WRITTEN INSTRUCTION:
The lines to extract run from the first line of the material below to the line containing "import plotly.graph_objects as go", both included; leave the pictures behind.

++++

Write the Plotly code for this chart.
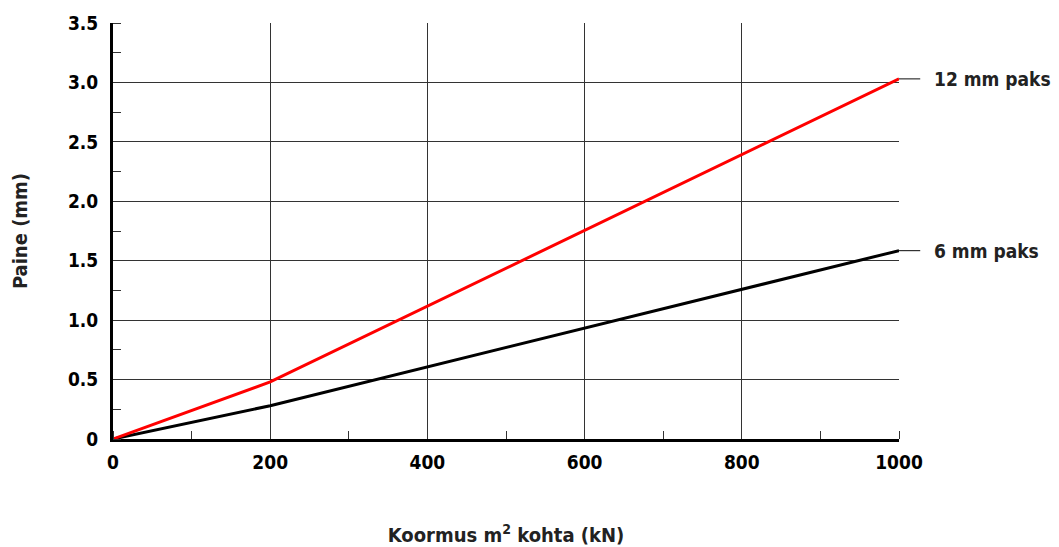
import plotly.graph_objects as go

loads = [0, 200, 1000]
paks_12mm = [0, 0.48, 3.03]
paks_6mm = [0, 0.28, 1.585]
series_names = ["12 mm paks", "6 mm paks"]
x_ticks = [0, 200, 400, 600, 800, 1000]
y_ticks = [0, 0.5, 1.0, 1.5, 2.0, 2.5, 3.0, 3.5]
y_labels = ["0", "0.5", "1.0", "1.5", "2.0", "2.5", "3.0", "3.5"]

FONT = "DejaVu Sans Condensed, Liberation Sans Narrow, Arial Narrow, sans-serif"

fig = go.Figure()
fig.add_trace(go.Scatter(x=loads, y=paks_6mm, mode="lines", line=dict(color="black", width=3),
                         cliponaxis=False, showlegend=False, name=series_names[1]))
fig.add_trace(go.Scatter(x=loads, y=paks_12mm, mode="lines", line=dict(color="#ff0000", width=3),
                         cliponaxis=False, showlegend=False, name=series_names[0]))

for vals, name in [(paks_12mm, series_names[0]), (paks_6mm, series_names[1])]:
    fig.add_shape(type="line", xref="paper", yref="y", x0=1.0, x1=1.027, y0=vals[-1], y1=vals[-1],
                  line=dict(color="#333333", width=1.2))
    fig.add_annotation(xref="paper", yref="y", x=1.042, y=vals[-1], text="<b>" + name + "</b>",
                       showarrow=False, xanchor="left", yanchor="middle",
                       font=dict(family=FONT, size=19, color="#222222"))

fig.update_layout(
    width=1051, height=539,
    margin=dict(l=105, r=160, t=15, b=108),
    paper_bgcolor="white", plot_bgcolor="white",
    font=dict(family=FONT, size=18, color="black"),
    xaxis=dict(range=[0, 1000], tickvals=x_ticks, ticktext=["<b>%d</b>" % v for v in x_ticks],
               automargin=False,
               showgrid=True, gridcolor="#333333", gridwidth=1,
               showline=True, linecolor="black", linewidth=3, zeroline=False,
               ticks="", ticklabelstandoff=4, tickfont=dict(family=FONT, size=19, color="black"),
               minor=dict(dtick=100, tick0=0, ticks="inside", ticklen=8, tickcolor="#333333",
                          tickwidth=1, showgrid=False),
               title=dict(text="<b>Koormus m<sup>2</sup> kohta (kN)</b>", standoff=60,
                          font=dict(family=FONT, size=20, color="#222222"))),
    yaxis=dict(range=[0, 3.5], tickvals=y_ticks, ticktext=["<b>%s</b>" % t for t in y_labels],
               automargin=False,
               showgrid=True, gridcolor="#333333", gridwidth=1,
               showline=True, linecolor="black", linewidth=3, zeroline=False,
               ticks="", ticklabelstandoff=8, tickfont=dict(family=FONT, size=19, color="black"),
               minor=dict(dtick=0.25, tick0=0, ticks="inside", ticklen=8, tickcolor="#333333",
                          tickwidth=1, showgrid=False),
               title=dict(text="<b>Paine (mm)</b>", standoff=37,
                          font=dict(family=FONT, size=20, color="#222222"))),
)

fig.write_html("out.html")
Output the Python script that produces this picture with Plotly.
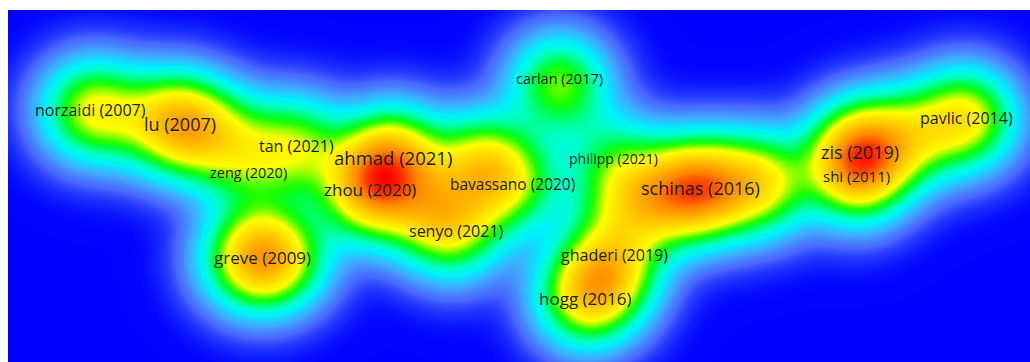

++++

SOLUTION TO THIS TASK:
Write the Plotly code for this chart.
import plotly.graph_objects as go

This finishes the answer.